Veronica raised her head a little, and kissed him.
“No: at home, and dare not show his face!” roared Lord Pinemount.
“There!” cried the Doctor. “Every word is a stinging blow in the face, Very.”
“Yes, papa; but I’m kissing the places to make them well,” said Veronica, suiting the action to the word.
“But I’ll let him see.”
“Buzz-buzz-buzz, – boozz-boozz-boozz,” and the sound of horse’s hoofs slowly dying away.
“Gone!” cried the Doctor passionately. “Very, you’ve made me seem like a miserable cowards that man will despise me, and insult us more than ever.”

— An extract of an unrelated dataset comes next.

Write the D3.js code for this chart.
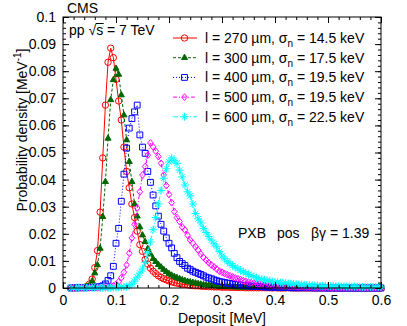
<!DOCTYPE html>
<html>
<head>
<meta charset="utf-8">
<script src="https://cdn.jsdelivr.net/npm/d3@7"></script>
<style>
  body { margin: 0; background: #fff; }
  text { font-family: "Liberation Sans", Arial, sans-serif; font-size: 14px; fill: #000; }
</style>
</head>
<body>
<div id="chart"></div>
<script>
// bin centres: 0.015 .. 0.6 MeV in steps of 0.005
const binStart = 0.015, binStep = 0.005;

const labels = ["270", "300", "400", "500", "600"];
const noise = ["14.5", "17.5", "19.5", "19.5", "22.5"];

const red = [
  0, 0, 0, 0.0001, 0.0001, 0.0002, 0.0006, 0.0015, 0.0033, 0.0075,
  0.0138, 0.028, 0.048, 0.0675, 0.0833, 0.0885, 0.085, 0.077, 0.069, 0.062,
  0.052, 0.043, 0.037, 0.031, 0.026, 0.021, 0.016, 0.0135, 0.0105, 0.0088,
  0.0073, 0.0062, 0.0053, 0.0045, 0.0039, 0.0034, 0.003, 0.0026, 0.0023, 0.002,
  0.0018, 0.0016, 0.0014, 0.0013, 0.0012, 0.001, 0.0009, 0.0008, 0.0008, 0.0007,
  0.0006, 0.0006, 0.0005, 0.0005, 0.0004, 0.0004, 0.0004, 0.0003, 0.0003, 0.0003,
  0.0003, 0.0002, 0.0002, 0.0002, 0.0002, 0.0002, 0.0001, 0.0001, 0.0001, 0.0001,
  0.0001, 0.0001, 0.0001, 0.0001, 0.0001, 0.0001, 0, 0.0001, 0, 0,
  0, 0, 0.0001, 0, 0, 0, 0, 0, 0, 0,
  0, 0, 0, 0, 0, 0, 0, 0, 0, 0,
  0, 0, 0, 0, 0, 0, 0, 0, 0, 0,
  0, 0, 0, 0, 0, 0, 0, 0
];
const green = [
  0, 0, 0, 0.0001, 0.0001, 0.0002, 0.0004, 0.001, 0.0025, 0.0055,
  0.0085, 0.0146, 0.0263, 0.0392, 0.0552, 0.0694, 0.0768, 0.081, 0.0788, 0.0712,
  0.0638, 0.0546, 0.0466, 0.0392, 0.031, 0.0265, 0.0225, 0.0195, 0.0171, 0.0145,
  0.0125, 0.0108, 0.0097, 0.0086, 0.0077, 0.0068, 0.006, 0.0053, 0.0047, 0.0042,
  0.0038, 0.0034, 0.003, 0.0027, 0.0024, 0.0022, 0.002, 0.0018, 0.0016, 0.0014,
  0.0012, 0.0011, 0.001, 0.0009, 0.0008, 0.0007, 0.0006, 0.0006, 0.0005, 0.0005,
  0.0004, 0.0004, 0.0003, 0.0003, 0.0003, 0.0002, 0.0002, 0.0002, 0.0002, 0.0001,
  0.0001, 0.0001, 0.0001, 0.0001, 0.0001, 0.0001, 0.0001, 0.0001, 0, 0.0001,
  0, 0, 0.0001, 0, 0, 0, 0, 0, 0, 0,
  0, 0, 0, 0, 0, 0, 0, 0, 0, 0,
  0, 0, 0, 0, 0, 0, 0, 0, 0, 0,
  0, 0, 0, 0, 0, 0, 0, 0
];
const blue = [
  0, 0.0001, 0.0001, 0.0001, 0.0001, 0.0001, 0.0001, 0.0002, 0.0002, 0.0003,
  0.0004, 0.0005, 0.0008, 0.0015, 0.0028, 0.0045, 0.008, 0.0165, 0.022, 0.032,
  0.042, 0.0516, 0.059, 0.0625, 0.065, 0.0675, 0.0565, 0.052, 0.0497, 0.043,
  0.039, 0.0343, 0.0303, 0.0265, 0.0235, 0.021, 0.0185, 0.0165, 0.0148, 0.0128,
  0.0112, 0.0098, 0.009, 0.0083, 0.0073, 0.0068, 0.0062, 0.0058, 0.0054, 0.005,
  0.0045, 0.004, 0.0037, 0.0034, 0.003, 0.0027, 0.0024, 0.0022, 0.002, 0.0018,
  0.0017, 0.0015, 0.0013, 0.0012, 0.0011, 0.001, 0.0009, 0.0008, 0.0007, 0.0006,
  0.0006, 0.0005, 0.0005, 0.0004, 0.0004, 0.0003, 0.0003, 0.0003, 0.0002, 0.0002,
  0.0002, 0.0002, 0.0002, 0.0001, 0.0001, 0.0001, 0.0001, 0.0001, 0.0001, 0.0001,
  0.0001, 0.0001, 0, 0.0001, 0, 0.0001, 0, 0, 0.0001, 0,
  0, 0, 0, 0, 0, 0, 0, 0, 0, 0,
  0, 0, 0, 0, 0, 0, 0, 0
];
const magenta = [
  0, 0.0001, 0.0001, 0.0001, 0.0001, 0.0001, 0.0001, 0.0001, 0.0001, 0.0001,
  0.0001, 0.0001, 0.0002, 0.0002, 0.0003, 0.0005, 0.0008, 0.0013, 0.0023, 0.0038,
  0.0058, 0.0085, 0.0128, 0.0185, 0.0235, 0.0295, 0.0355, 0.0417, 0.0448, 0.049,
  0.0535, 0.0521, 0.0505, 0.0485, 0.046, 0.0417, 0.0378, 0.0345, 0.0315, 0.0282,
  0.026, 0.0245, 0.0225, 0.0214, 0.0195, 0.0177, 0.0165, 0.0152, 0.014, 0.0125,
  0.0113, 0.0103, 0.0093, 0.0085, 0.0078, 0.007, 0.0062, 0.0058, 0.0053, 0.0049,
  0.0045, 0.0041, 0.0037, 0.0034, 0.0031, 0.0027, 0.0024, 0.0022, 0.002, 0.0018,
  0.0017, 0.0015, 0.0014, 0.0013, 0.0012, 0.0011, 0.001, 0.0009, 0.0008, 0.0008,
  0.0007, 0.0007, 0.0006, 0.0006, 0.0005, 0.0005, 0.0004, 0.0004, 0.0004, 0.0003,
  0.0003, 0.0003, 0.0003, 0.0002, 0.0002, 0.0002, 0.0002, 0.0002, 0.0002, 0.0001,
  0.0001, 0.0001, 0.0001, 0.0001, 0.0001, 0.0001, 0.0001, 0.0001, 0.0001, 0.0001,
  0.0001, 0.0001, 0.0001, 0.0001, 0.0001, 0.0001, 0.0001, 0.0001
];
const cyan = [
  0, 0, 0.0001, 0.0001, 0.0001, 0.0001, 0.0001, 0.0001, 0.0001, 0.0001,
  0.0001, 0.0001, 0.0001, 0.0001, 0.0001, 0.0001, 0.0002, 0.0002, 0.0003, 0.0003,
  0.0004, 0.0005, 0.0008, 0.0015, 0.0025, 0.004, 0.0055, 0.007, 0.0095, 0.013,
  0.017, 0.0215, 0.026, 0.031, 0.036, 0.0405, 0.044, 0.0465, 0.048, 0.047,
  0.046, 0.0435, 0.041, 0.038, 0.0355, 0.034, 0.031, 0.0275, 0.0255, 0.024,
  0.022, 0.0205, 0.019, 0.0177, 0.0163, 0.0152, 0.0135, 0.0118, 0.0108, 0.0098,
  0.009, 0.0083, 0.0077, 0.0071, 0.0066, 0.006, 0.0055, 0.005, 0.0046, 0.0042,
  0.0038, 0.0034, 0.0032, 0.003, 0.0028, 0.0026, 0.0024, 0.0022, 0.0021, 0.002,
  0.0019, 0.0018, 0.0017, 0.0016, 0.0015, 0.0014, 0.0013, 0.0012, 0.0012, 0.0011,
  0.001, 0.001, 0.0009, 0.0009, 0.0008, 0.0008, 0.0008, 0.0007, 0.0007, 0.0007,
  0.0006, 0.0006, 0.0006, 0.0006, 0.0005, 0.0005, 0.0005, 0.0005, 0.0005, 0.0004,
  0.0004, 0.0004, 0.0004, 0.0004, 0.0004, 0.0004, 0.0004, 0.0004
];

const xTicks = [0, 0.1, 0.2, 0.3, 0.4, 0.5, 0.6];
const yTicks = [0, 0.01, 0.02, 0.03, 0.04, 0.05, 0.06, 0.07, 0.08, 0.09, 0.1];

const width = 407, height = 326;
const mLeft = 63, mRight = 381, mTop = 17, mBottom = 288;

const svg = d3.select("#chart").append("svg")
  .attr("width", width)
  .attr("height", height);

const x = d3.scaleLinear().domain([0, 0.6]).range([mLeft, mRight]);
const y = d3.scaleLinear().domain([0, 0.1]).range([mBottom, mTop]);

// marker shapes
const asterisk = "M-4,0H4M0,-4V4M-2.8,-2.8L2.8,2.8M-2.8,2.8L2.8,-2.8";
const diamond = "M0,-3.4L2.8,0L0,3.4L-2.8,0Z";
const styles = [
  { values: red, color: "#ff0000", dash: null, marker: d3.symbol(d3.symbolCircle, 32)(), fill: "none" },
  { values: green, color: "#006600", dash: "3,2", marker: d3.symbol(d3.symbolTriangle, 16)(), fill: "#006600" },
  { values: blue, color: "#0000ff", dash: "1,2", marker: d3.symbol(d3.symbolSquare, 34)(), fill: "none" },
  { values: magenta, color: "#ff00ff", dash: "4,2,1,2", marker: diamond, fill: "none" },
  { values: cyan, color: "#00ffff", dash: "5,2,1,2", marker: asterisk, fill: "none" }
];

const line = d3.line()
  .x(d => x(d[0]))
  .y(d => y(d[1]));

styles.forEach(s => {
  const pts = s.values.map((v, i) => [binStart + i * binStep, v]);
  svg.append("path")
    .datum(pts)
    .attr("d", line)
    .attr("fill", "none")
    .attr("stroke", s.color)
    .attr("stroke-width", 1)
    .attr("stroke-dasharray", s.dash);
  svg.append("g").selectAll("path")
    .data(pts)
    .join("path")
    .attr("transform", d => "translate(" + x(d[0]) + "," + y(d[1]) + ")")
    .attr("d", s.marker)
    .attr("fill", s.fill)
    .attr("stroke", s.color)
    .attr("stroke-width", 1);
});

// frame
svg.append("rect")
  .attr("x", mLeft).attr("y", mTop)
  .attr("width", mRight - mLeft).attr("height", mBottom - mTop)
  .attr("fill", "none").attr("stroke", "#000").attr("stroke-width", 1);

const xMinor = d3.range(0, 0.6001, 0.02);
const yMinor = d3.range(0, 0.1001, 0.002);

// ticks inward on all four sides
function ticks(axisFn, scale, pos, values, size, fmt, pad) {
  const g = svg.append("g")
    .attr("transform", pos)
    .call(axisFn(scale).tickValues(values).tickSize(size).tickPadding(pad).tickFormat(fmt));
  g.select(".domain").remove();
  g.selectAll("text").style("font-size", "14px").attr("font-family", null);
  return g;
}
ticks(d3.axisBottom, x, "translate(0," + mBottom + ")", xMinor, -3, "", 0);
ticks(d3.axisTop, x, "translate(0," + mTop + ")", xMinor, -3, "", 0);
ticks(d3.axisLeft, y, "translate(" + mLeft + ",0)", yMinor, -3, "", 0);
ticks(d3.axisRight, y, "translate(" + mRight + ",0)", yMinor, -3, "", 0);
ticks(d3.axisBottom, x, "translate(0," + mBottom + ")", xTicks, -6, d => d === 0 ? "0" : d3.format(".1f")(d), 7);
ticks(d3.axisTop, x, "translate(0," + mTop + ")", xTicks, -6, "", 0);
ticks(d3.axisLeft, y, "translate(" + mLeft + ",0)", yTicks, -6, d => d === 0 ? "0" : d3.format(".2~f")(d), 7);
ticks(d3.axisRight, y, "translate(" + mRight + ",0)", yTicks, -6, "", 0);

// axis titles
svg.append("text")
  .attr("x", 222).attr("y", 323)
  .attr("text-anchor", "middle")
  .text("Deposit [MeV]");

const yl = svg.append("text")
  .attr("transform", "translate(27,130) rotate(-90)")
  .attr("text-anchor", "middle");
yl.append("tspan").text("Probability density [MeV");
yl.append("tspan").attr("dy", -6).style("font-size", "10px").text("-1");
yl.append("tspan").attr("dy", 6).text("]");

// labels
svg.append("text").attr("x", 67).attr("y", 12.5).text("CMS");

const pp = svg.append("text").attr("x", 69).attr("y", 35).text("pp \u221As = 7 TeV");
const sIdx = 4;
const sx0 = pp.node().getStartPositionOfChar(sIdx).x;
const sx1 = pp.node().getEndPositionOfChar(sIdx).x;
svg.append("line")
  .attr("x1", sx0 - 0.5).attr("x2", sx1 + 0.5)
  .attr("y1", 35 - 11.5).attr("y2", 35 - 11.5)
  .attr("stroke", "#000").attr("stroke-width", 1);

svg.append("text").attr("x", 238).attr("y", 238).text("PXB");
svg.append("text").attr("x", 277).attr("y", 238).text("pos");
svg.append("text").attr("x", 311).attr("y", 238).text("\u03B2\u03B3 = 1.39");

// legend
styles.forEach((s, i) => {
  const cy = 38 + i * 19.7;
  svg.append("line")
    .attr("x1", 173).attr("x2", 197)
    .attr("y1", cy).attr("y2", cy)
    .attr("stroke", s.color)
    .attr("stroke-width", 1)
    .attr("stroke-dasharray", s.dash);
  svg.append("path")
    .attr("transform", "translate(184.5," + cy + ")")
    .attr("d", s.marker)
    .attr("fill", s.fill)
    .attr("stroke", s.color);
  const t = svg.append("text").attr("x", 205).attr("y", cy + 5);
  t.append("tspan").text("l = " + labels[i] + " \u00B5m, \u03C3");
  t.append("tspan").attr("dy", 4).style("font-size", "10px").text("n");
  t.append("tspan").attr("dy", -4).text(" = " + noise[i] + " keV");
});
</script>
</body>
</html>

“You are angry, papa dear; but when you grow calm you will tell me I’ve done quite right.”
“Humph! I’ll tell you so now, my darling,” said the Doctor, kissing her affectionately; “but my fingers itched to knock him down.”
“And when you had done so, you would have been very sorry, papa dear; for you would have hurt yourself.”
“What, my knuckles?”
“No, papa – your dignity as a gentleman; and you would have hurt me, too, very much.”
“You’re a witch, Very,” said the Doctor, drawing a long sigh. “What an overbearing brute it is! and I’ll be bound to say that son of his will develop into just such another animal.”
“Papa!”
“Hallo! what have I said?” cried the Doctor, with his eyes winking.
“Hit me after all,” said Very to herself, as she ran sobbing out of the room, but only to be caught upon the stairs and tenderly kissed and petted till her eyes grew dry, and the hysterical sobs which would rise to her lips had cleared.